*Goal of the exercise*: From the first line of the data down to and including the line with "from matplotlib.legend_handler import", copy everything exactly, leaving out pictures.

*Data provided*:
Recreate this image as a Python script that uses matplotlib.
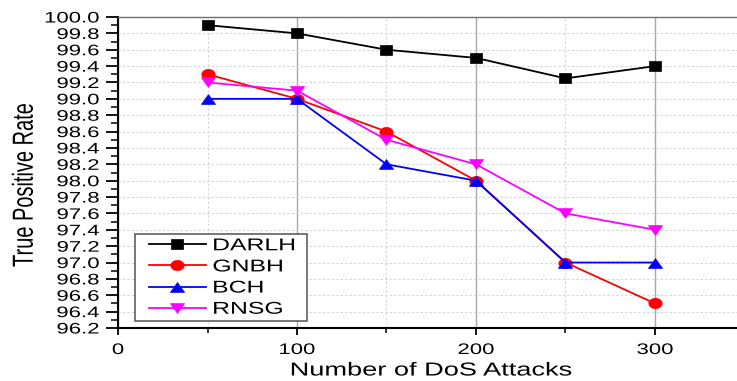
import numpy as np
import matplotlib
matplotlib.use('Agg')
import matplotlib.pyplot as plt
from matplotlib.path import Path
from matplotlib.lines import Line2D
from matplotlib.transforms import Affine2D
from matplotlib.patheffects import AbstractPathEffect
from matplotlib.legend_handler import HandlerLine2D

# values
attacks = [50, 100, 150, 200, 250, 300]
darlh = [99.9, 99.8, 99.6, 99.5, 99.25, 99.4]
gnbh = [99.3, 99.0, 98.6, 98.0, 97.0, 96.5]
bch = [99.0, 99.0, 98.2, 98.0, 97.0, 97.0]
rnsg = [99.2, 99.1, 98.5, 98.2, 97.6, 97.4]
series_names = ['DARLH', 'GNBH', 'BCH', 'RNSG']

x_ticks = [0, 100, 200, 300]
x_minor = [50, 150, 250]
y_ticks = np.round(np.arange(96.2, 100.01, 0.2), 1)
y_minor = np.round(np.arange(96.3, 100.0, 0.2), 1)

K = 1.45  # the source image is stretched sideways, so glyphs and markers are too


class Stretch(AbstractPathEffect):
    """Widen text glyphs horizontally around an anchor."""
    def __init__(self, k=K, anchor=0.5, rotated=False):
        super().__init__()
        self.k, self.anchor, self.rotated = k, anchor, rotated

    def draw_path(self, renderer, gc, tpath, affine, rgbFace=None):
        ext = tpath.get_extents()
        if self.rotated:
            c = (ext.y0 + ext.y1) / 2
            pre = Affine2D().translate(0, -c).scale(1, self.k).translate(0, c)
        else:
            c = ext.x0 + self.anchor * ext.width
            pre = Affine2D().translate(-c, 0).scale(self.k, 1).translate(c, 0)
        renderer.draw_path(gc, tpath, pre + affine, rgbFace)


class ShiftedLine(HandlerLine2D):
    # leaves a gap on the left of the legend handle
    shift = 7.0

    def create_artists(self, legend, orig_handle, xdescent, ydescent, width, height, fontsize, trans):
        return super().create_artists(legend, orig_handle, xdescent - self.shift, ydescent,
                                      width - self.shift, height, fontsize, trans)


def wide(verts, sx):
    v = np.array(verts, float)
    v[:, 0] *= sx
    return Path(np.vstack([v, v[:1]]), closed=True)


sq = wide([(-1, -1), (1, -1), (1, 1), (-1, 1)], 1.2)
tri_up = wide([(0, 1), (-1, -1), (1, -1)], 1.45)
tri_dn = wide([(0, -1), (1, 1), (-1, 1)], 1.45)
circ = Path.unit_circle().transformed(Affine2D().scale(1.3, 1))

plt.rcParams['font.family'] = ['Liberation Sans', 'DejaVu Sans']

fig = plt.figure(figsize=(7.37, 3.81), dpi=100)
W, H = 737, 381
ax = fig.add_axes([118 / W, 1 - 328 / H, 626.5 / W, (328 - 17) / H])

ax.plot(attacks, darlh, color='black', lw=1.3, marker=sq, ms=9, mew=0.5, label=series_names[0])
ax.plot(attacks, gnbh, color='#ff0000', lw=1.3, marker=circ, ms=9.6, mew=0.5, label=series_names[1])
ax.plot(attacks, bch, color='#0000ff', lw=1.3, marker=tri_up, ms=10.2, mew=0.5, label=series_names[2])
ax.plot(attacks, rnsg, color='#ff00ff', lw=1.3, marker=tri_dn, ms=10.2, mew=0.5, label=series_names[3])

ax.set_xlim(0, 350)
ax.set_ylim(96.2, 100.0)
ax.set_xticks(x_ticks)
ax.set_xticks(x_minor, minor=True)
ax.set_yticks(y_ticks, [f'{v:.1f}' for v in y_ticks])
ax.set_yticks(y_minor, minor=True)

# grid: solid grey at major x, dotted elsewhere
ax.grid(axis='x', which='major', color='#a8a8a8', lw=1.0, ls='-')
ax.grid(axis='x', which='minor', color='#d4d4d4', lw=0.8, ls=(0, (2, 2)))
ax.grid(axis='y', which='major', color='#d4d4d4', lw=0.8, ls=(0, (2, 2)))
ax.set_axisbelow(True)

for s in ['left', 'bottom']:
    ax.spines[s].set_linewidth(1.5)
    ax.spines[s].set_color('black')
ax.spines['top'].set_color('#707070')
ax.spines['top'].set_linewidth(1.0)
ax.spines['right'].set_visible(False)

ax.tick_params(axis='y', which='major', direction='out', length=8.6, width=1.3, labelsize=11, pad=5)
ax.tick_params(axis='y', which='minor', direction='out', length=5, width=1.1)
ax.tick_params(axis='x', which='major', direction='out', length=5, width=1.3, labelsize=11, pad=5.8)
ax.tick_params(axis='x', which='minor', direction='out', length=3.6, width=1.1)

for lab in ax.get_yticklabels():
    lab.set_path_effects([Stretch(anchor=1.0)])
for lab in ax.get_xticklabels():
    lab.set_path_effects([Stretch(anchor=0.5)])

fig.text(431 / W, 1 - 371 / H, 'Number of DoS Attacks', fontsize=13.5,
         ha='center', va='center', path_effects=[Stretch(anchor=0.5)])
fig.text(24 / W, 1 - 185 / H, 'True Positive Rate', fontsize=14.4, rotation=90,
         ha='center', va='center', path_effects=[Stretch(rotated=True)])

leg = ax.legend(loc='upper left', bbox_to_anchor=(135 / W, 1 - 322 / H, (307 - 135) / W, (322 - 234) / H),
                bbox_transform=fig.transFigure, mode='expand', borderaxespad=0,
                fontsize=12.3, handlelength=3.9, handletextpad=0.4, labelspacing=0.36,
                borderpad=0.25, fancybox=False, framealpha=1,
                handler_map={Line2D: ShiftedLine()})
leg.get_frame().set_edgecolor('#606060')
leg.get_frame().set_linewidth(1.2)
for t in leg.get_texts():
    t.set_path_effects([Stretch(anchor=0.0)])

fig.savefig('out.png', dpi=100)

*Output below*:
Recreate this image as a Python script that uses matplotlib.
import numpy as np
import matplotlib
matplotlib.use('Agg')
import matplotlib.pyplot as plt
from matplotlib.path import Path
from matplotlib.lines import Line2D
from matplotlib.transforms import Affine2D
from matplotlib.patheffects import AbstractPathEffect
from matplotlib.legend_handler import HandlerLine2D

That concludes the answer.